Я сделал вид, что не расслышал его реплики.
– Самое важное – добраться до финиша, – продолжал я, ухватив прерванную было мысль. – А что касается всякого рода уловок, то у нас есть замечательные предшественники… Тесей выбрался из лабиринта благодаря нити Ариадны, Ясон похитил руно с помощью Медеи… Кауравы в «Махабхарате» хитростью выиграли игру в шашки, а ахейцы облапошили троянцев, подсунув им деревянного коня… Так что ваша совесть может быть спокойной.
– Спасибо. О своей совести я позабочусь сам.
Он вытащил из кармана сложенное вчетверо письмо миледи и кинул на стол. Я, разумеется, сразу узнал собственную руку – слишком тщательно выведенные прописные буквы. «Все, что сделал предъявитель сего, сделано по моему приказанию…» и т. д.

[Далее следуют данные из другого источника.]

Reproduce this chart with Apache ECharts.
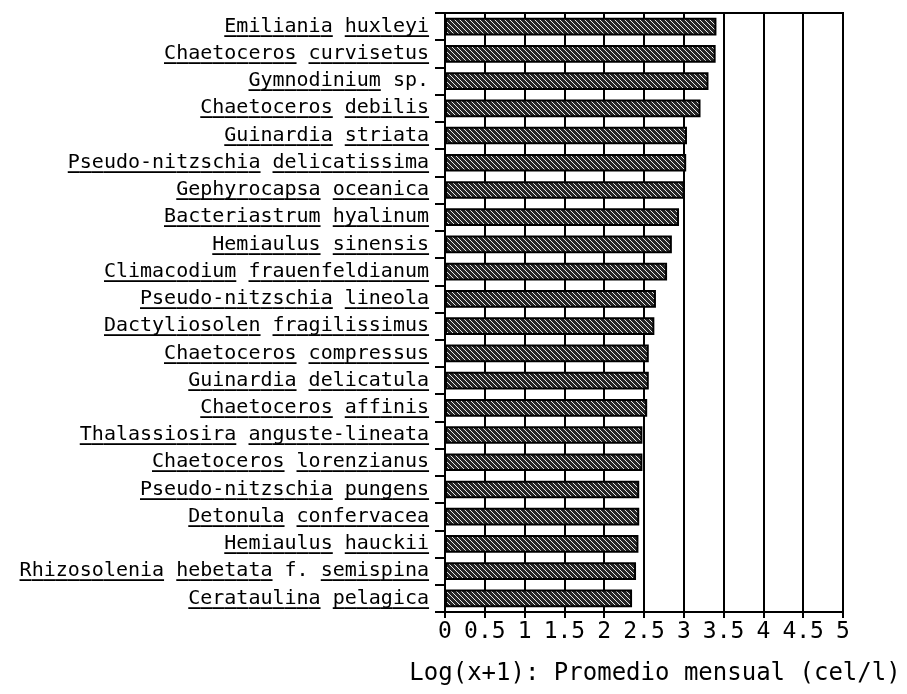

– Надеюсь, – сказал я, поднося лист бумаги к пламени свечи, – игра вас по крайней мере позабавила.
– В отдельные моменты.
– Рад, очень рад. – Мы оба смотрели, как письмо горит в пепельнице, куда я его кинул. – Если все замешано на литературе, то умный читатель может получить удовольствие даже от таких сюжетных ходов, где он становится жертвой. А я из числа людей, полагающих, что желание поразвлечься – отличный повод для игры. Как и для того, чтобы взяться за чтение истории или чтобы написать ее.
Я встал, не выпуская из рук «Трех мушкетеров», сделал несколько шагов по комнате и глянул исподтишка на часы – до двенадцати оставалось двадцать долгих минут. Золоченые корешки старинных переплетов тускло поблескивали на полках. Я полюбовался ими, делая вид, что забыл о Корсо, потом повернулся к нему.